Avon filed with the Securities and Exchange Commission last week, revealing that a proposed penalty from federal regulators in September was "significantly greater" than an offer it had made to settle the matter for $12 million to resolve the long-running investigation over the summer.
The firm is now concerned that the sum being proposed is of a 'significantly greater magnitude' and one that could put its business in hot water.
Avon has been embroiled in a bribery investigation since 2008, when it had contacted the regulatory bodies to notify them of possible inappropriate actions with officials at the company possibly violating the Foreign Currency Practices Act to bribe foreign officials in China and potentially in Brazil, Mexico, Argentina, India and Japan as well.
According to the Wall Street Journal, shares have already dropped by more than 20% since the filing and CEO Sherri McCoy has spoken out on there being "no shortage of challenges" for the troubled company.
The cosmetics giant has already racked up to $340 million in legal and related costs since 2008, and has just recently reported a loss for its third quarter reflecting lower sales in North America and the Asia Pacific region.
Current financial state
Avon reported a poor third quarter for 2013 as a result of low sales in North America and weakness in emerging markets.

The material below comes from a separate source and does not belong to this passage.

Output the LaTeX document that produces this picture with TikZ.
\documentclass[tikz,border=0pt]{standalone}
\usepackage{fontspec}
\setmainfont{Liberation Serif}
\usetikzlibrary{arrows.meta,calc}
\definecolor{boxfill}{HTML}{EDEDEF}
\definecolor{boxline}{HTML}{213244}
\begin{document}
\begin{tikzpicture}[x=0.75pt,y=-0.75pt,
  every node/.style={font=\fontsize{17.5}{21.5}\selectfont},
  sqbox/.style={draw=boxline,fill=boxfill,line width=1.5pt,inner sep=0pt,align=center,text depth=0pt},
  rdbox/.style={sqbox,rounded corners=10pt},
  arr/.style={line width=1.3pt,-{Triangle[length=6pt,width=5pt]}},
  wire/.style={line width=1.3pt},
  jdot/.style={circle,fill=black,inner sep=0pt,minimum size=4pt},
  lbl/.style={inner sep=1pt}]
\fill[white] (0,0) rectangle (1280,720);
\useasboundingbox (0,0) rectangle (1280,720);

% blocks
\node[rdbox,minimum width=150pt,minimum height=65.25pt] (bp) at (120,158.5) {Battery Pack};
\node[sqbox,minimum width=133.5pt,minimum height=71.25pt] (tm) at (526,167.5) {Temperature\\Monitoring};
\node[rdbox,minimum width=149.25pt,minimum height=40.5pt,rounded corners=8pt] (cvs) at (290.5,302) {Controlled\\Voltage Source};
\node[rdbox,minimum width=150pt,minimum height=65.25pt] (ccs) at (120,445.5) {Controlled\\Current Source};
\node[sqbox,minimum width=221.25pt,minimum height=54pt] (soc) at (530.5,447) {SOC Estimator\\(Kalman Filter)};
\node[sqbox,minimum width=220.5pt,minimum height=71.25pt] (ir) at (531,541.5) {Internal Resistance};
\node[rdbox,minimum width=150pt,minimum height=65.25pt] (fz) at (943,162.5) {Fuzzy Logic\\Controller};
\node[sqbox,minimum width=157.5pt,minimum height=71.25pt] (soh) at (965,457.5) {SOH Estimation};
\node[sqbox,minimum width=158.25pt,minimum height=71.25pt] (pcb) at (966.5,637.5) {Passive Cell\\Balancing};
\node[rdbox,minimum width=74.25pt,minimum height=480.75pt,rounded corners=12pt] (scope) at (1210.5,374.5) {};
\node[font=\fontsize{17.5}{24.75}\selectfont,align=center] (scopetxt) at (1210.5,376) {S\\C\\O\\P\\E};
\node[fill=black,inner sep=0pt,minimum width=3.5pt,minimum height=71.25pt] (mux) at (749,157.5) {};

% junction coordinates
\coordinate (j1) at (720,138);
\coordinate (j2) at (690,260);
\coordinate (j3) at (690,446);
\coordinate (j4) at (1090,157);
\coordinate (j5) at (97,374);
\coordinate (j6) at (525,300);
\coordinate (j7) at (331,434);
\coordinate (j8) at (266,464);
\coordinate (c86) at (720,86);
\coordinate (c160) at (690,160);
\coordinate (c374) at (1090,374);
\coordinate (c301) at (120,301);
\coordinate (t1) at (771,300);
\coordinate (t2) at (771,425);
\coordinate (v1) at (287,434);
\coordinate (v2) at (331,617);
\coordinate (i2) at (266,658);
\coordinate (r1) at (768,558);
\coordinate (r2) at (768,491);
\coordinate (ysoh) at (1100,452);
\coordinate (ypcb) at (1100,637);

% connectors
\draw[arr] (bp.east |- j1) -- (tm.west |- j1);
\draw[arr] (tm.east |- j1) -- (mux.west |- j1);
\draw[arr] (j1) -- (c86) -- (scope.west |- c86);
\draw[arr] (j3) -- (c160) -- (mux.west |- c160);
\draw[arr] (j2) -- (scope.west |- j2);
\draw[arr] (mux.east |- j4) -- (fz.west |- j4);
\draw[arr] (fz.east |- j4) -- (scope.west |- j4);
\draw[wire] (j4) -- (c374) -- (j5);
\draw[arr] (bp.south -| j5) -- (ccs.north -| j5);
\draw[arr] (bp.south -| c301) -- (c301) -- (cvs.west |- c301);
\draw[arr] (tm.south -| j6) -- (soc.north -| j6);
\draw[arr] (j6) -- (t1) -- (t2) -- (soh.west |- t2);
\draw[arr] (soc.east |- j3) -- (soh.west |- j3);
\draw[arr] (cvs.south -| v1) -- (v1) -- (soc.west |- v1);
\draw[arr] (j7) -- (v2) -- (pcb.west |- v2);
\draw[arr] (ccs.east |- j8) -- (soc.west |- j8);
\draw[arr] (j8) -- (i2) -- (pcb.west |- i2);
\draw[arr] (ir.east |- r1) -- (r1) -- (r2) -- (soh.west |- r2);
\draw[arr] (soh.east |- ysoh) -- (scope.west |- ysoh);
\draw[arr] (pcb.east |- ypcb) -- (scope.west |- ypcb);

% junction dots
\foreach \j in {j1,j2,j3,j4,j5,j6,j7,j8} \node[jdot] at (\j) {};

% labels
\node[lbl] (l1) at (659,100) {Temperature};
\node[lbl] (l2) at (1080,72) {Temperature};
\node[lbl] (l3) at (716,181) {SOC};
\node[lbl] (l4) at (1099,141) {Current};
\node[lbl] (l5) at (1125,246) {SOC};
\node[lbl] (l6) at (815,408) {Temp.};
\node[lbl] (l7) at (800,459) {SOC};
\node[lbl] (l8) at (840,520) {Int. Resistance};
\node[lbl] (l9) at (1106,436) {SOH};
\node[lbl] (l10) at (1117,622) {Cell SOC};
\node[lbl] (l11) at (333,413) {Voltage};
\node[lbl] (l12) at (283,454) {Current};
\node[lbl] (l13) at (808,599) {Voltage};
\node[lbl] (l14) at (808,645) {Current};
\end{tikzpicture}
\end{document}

In a quarter that the company frankly describes as “tough,” sales and net revenues both fell significantly lower than anticipated by analysts.
In total, revenue and sales both fell by 7% relative to 2012. This effect was most severe in the Americas, with the worst drops occurring in North America and Mexico. In Mexico, sales dropped by 5%, due in part to mistakes made by the company whilst pricing their inventory and fierce competition from competitors.
Staff numbers were also cut, with the number of company sales reps dropping by 3% over the course of the financial period.